Tuesday, June 25, 2013

Reflections on a life cut too short

I am going to break away tonight from my typical posts about baby business to reflect on a friend that passed far too soon. A lot of us in Wilmington end up here because we enjoy the beach life or the southern way; many times that moves us far from home. Because of this, a second family is formed where your friends become your brothers and sisters (and in some instances children). The Wilmington community lost one of our brothers today; his name is Nick Mowers, he was a friend of mine and a dear friend to Travis, as with many others. I don't know all of the details and the ones I do know really don't need to be posted over the internet, but I know that his death was sudden and unexpected and he was far too young.

I want to talk a little about Nick as a person, but, to relate this somewhat to this blog, I want to first think about the experience of unexpectedly losing a life. There is a strange mix of deep sadness for the loss coupled with fear of how your life can change in the blink of an eye. People hug their loved ones a little longer and express their feelings a little louder because when something like this happens to a friend, who knows who it could happen to next? There is no rhyme or reason, because if there was, Nick would certainly still be here with us. I think what this tragedy can do is make us all live a little bit harder. If you love someone, tell them; if you want to try something, do it; if you are wishing for something, try harder. From what I know, Nick modeled his life that way; he had fun with his friends, utilized his creativity to do what he loved, cared for others, even those that were hard to care for. These thoughts give me more resolve to continue on my journey towards having children and I hope this would make Nick happy.

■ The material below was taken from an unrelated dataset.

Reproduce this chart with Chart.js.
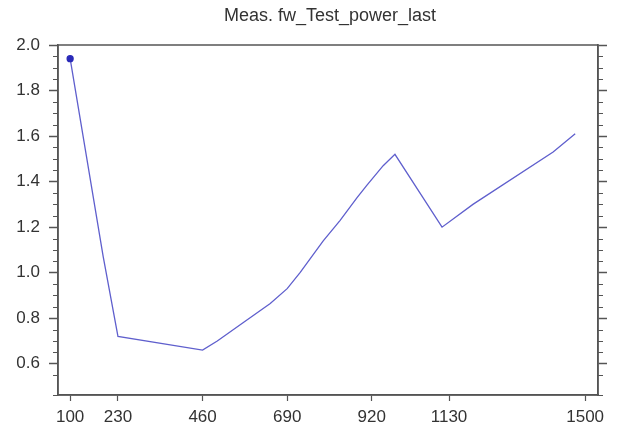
<!DOCTYPE html>
<html>
<head>
<meta charset="utf-8">
<script src="https://cdn.jsdelivr.net/npm/chart.js@4/dist/chart.umd.min.js"></script>
<style>
  html, body { margin: 0; padding: 0; background: #fff; }
  #wrap { width: 617px; height: 425px; }
</style>
</head>
<body>
<div id="wrap"><canvas id="chart" width="617" height="425"></canvas></div>
<script>
// Data
const xValues = [100, 190, 230, 460, 500, 570, 644, 690, 725, 788, 834, 880, 907, 951, 983, 1111, 1195, 1413, 1473];
const yValues = [1.94, 1.07, 0.72, 0.66, 0.70, 0.78, 0.865, 0.93, 1.0, 1.14, 1.23, 1.33, 1.385, 1.47, 1.52, 1.20, 1.30, 1.53, 1.61];
const xTickValues = [100, 230, 460, 690, 920, 1130, 1500];
const titleText = 'Meas. fw_Test_power_last';

const axisColor = '#555';
const textColor = '#333';
const fontFamily = 'Liberation Sans';

const isMajor = v => Math.abs(v * 5 - Math.round(v * 5)) < 1e-6;

// box round the plot area, short minor ticks, title a bit right of centre
const decor = {
    id: 'decor',
    afterDraw(chart) {
        const a = chart.chartArea;
        const ctx = chart.ctx;
        ctx.save();
        ctx.strokeStyle = axisColor;
        ctx.lineWidth = 1.5;
        ctx.strokeRect(a.left, a.top, a.right - a.left, a.bottom - a.top);

        ctx.lineWidth = 1;
        ['y', 'y2'].forEach(id => {
            const s = chart.scales[id];
            s.ticks.forEach(t => {
                if (isMajor(t.value)) return;
                const py = Math.round(s.getPixelForValue(t.value)) + 0.5;
                ctx.beginPath();
                if (id === 'y') { ctx.moveTo(a.left - 5, py); ctx.lineTo(a.left, py); }
                else { ctx.moveTo(a.right, py); ctx.lineTo(a.right + 5, py); }
                ctx.stroke();
            });
        });

        ctx.fillStyle = textColor;
        ctx.font = '18px "' + fontFamily + '"';
        ctx.textAlign = 'center';
        ctx.textBaseline = 'middle';
        ctx.fillText(titleText, 330, 16);
        ctx.restore();
    }
};

const ctx = document.getElementById('chart').getContext('2d');
const chart = new Chart(ctx, {
    type: 'line',
    data: {
        datasets: [{
            data: xValues.map((x, i) => ({ x: x, y: yValues[i] })),
            borderColor: 'rgb(95, 95, 205)',
            borderWidth: 1.3,
            pointRadius: c => c.dataIndex === 0 ? 3 : 0,
            pointBackgroundColor: '#2a2ab8',
            pointBorderColor: '#2a2ab8',
            tension: 0,
            fill: false
        }]
    },
    options: {
        responsive: false,
        animation: false,
        layout: { padding: { top: 45 } },
        plugins: {
            legend: { display: false },
            tooltip: { enabled: false },
            title: { display: false }
        },
        scales: {
            x: {
                type: 'linear',
                min: 67,
                max: 1535,
                afterBuildTicks: s => { s.ticks = xTickValues.map(v => ({ value: v })); },
                afterFit: s => { s.height = 30; },
                grid: { drawOnChartArea: false, tickLength: 6, tickColor: axisColor, tickWidth: 1.2 },
                border: { color: axisColor, width: 1.5 },
                ticks: {
                    autoSkip: false,
                    maxRotation: 0,
                    padding: 6,
                    color: textColor,
                    font: { family: fontFamily, size: 17 },
                    callback: v => String(v)
                }
            },
            y: {
                min: 0.463,
                max: 2.0,
                afterFit: s => { s.width = 58; },
                grid: {
                    drawOnChartArea: false,
                    tickLength: 9,
                    tickWidth: 1.5,
                    tickColor: c => isMajor(c.tick.value) ? axisColor : 'rgba(0,0,0,0)'
                },
                border: { color: axisColor, width: 1.5 },
                ticks: {
                    stepSize: 0.05,
                    autoSkip: false,
                    padding: 9,
                    color: textColor,
                    font: { family: fontFamily, size: 17 },
                    callback: v => isMajor(v) ? v.toFixed(1) : ''
                }
            },
            y2: {
                position: 'right',
                min: 0.463,
                max: 2.0,
                afterFit: s => { s.width = 19; },
                grid: {
                    drawOnChartArea: false,
                    tickLength: 9,
                    tickWidth: 1.5,
                    tickColor: c => isMajor(c.tick.value) ? axisColor : 'rgba(0,0,0,0)'
                },
                border: { color: axisColor, width: 1.5 },
                ticks: {
                    stepSize: 0.05,
                    autoSkip: false,
                    callback: () => ''
                }
            }
        }
    },
    plugins: [decor]
});
</script>
</body>
</html>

So, in closing, I just wanted to share how I will remember Nick. I'll remember always being happy to see him at Slaintes on Saturday afternoons; there was no way I was leaving there without a lot of laughs and I don't think it will ever feel the same. I'll remember the way he could always poke fun of Travis for his preppy tendencies and get away with it. I remember thinking he was just so cool, a man's man that designs jewelry, how often do you find that? I'm sure not everybody got fashion advice from Nick, but if he liked a piece of my jewelry I knew it was a keeper. I'll also remember how he talked about his work as a teacher, how he would lament about his students and the school system, but you could tell deep down that he truly cared for those kids. But I will mostly remember him on nights out, surrounded by his friends, and all of the fun that surrounded him as well. Rest in peace Nick, you will be missed.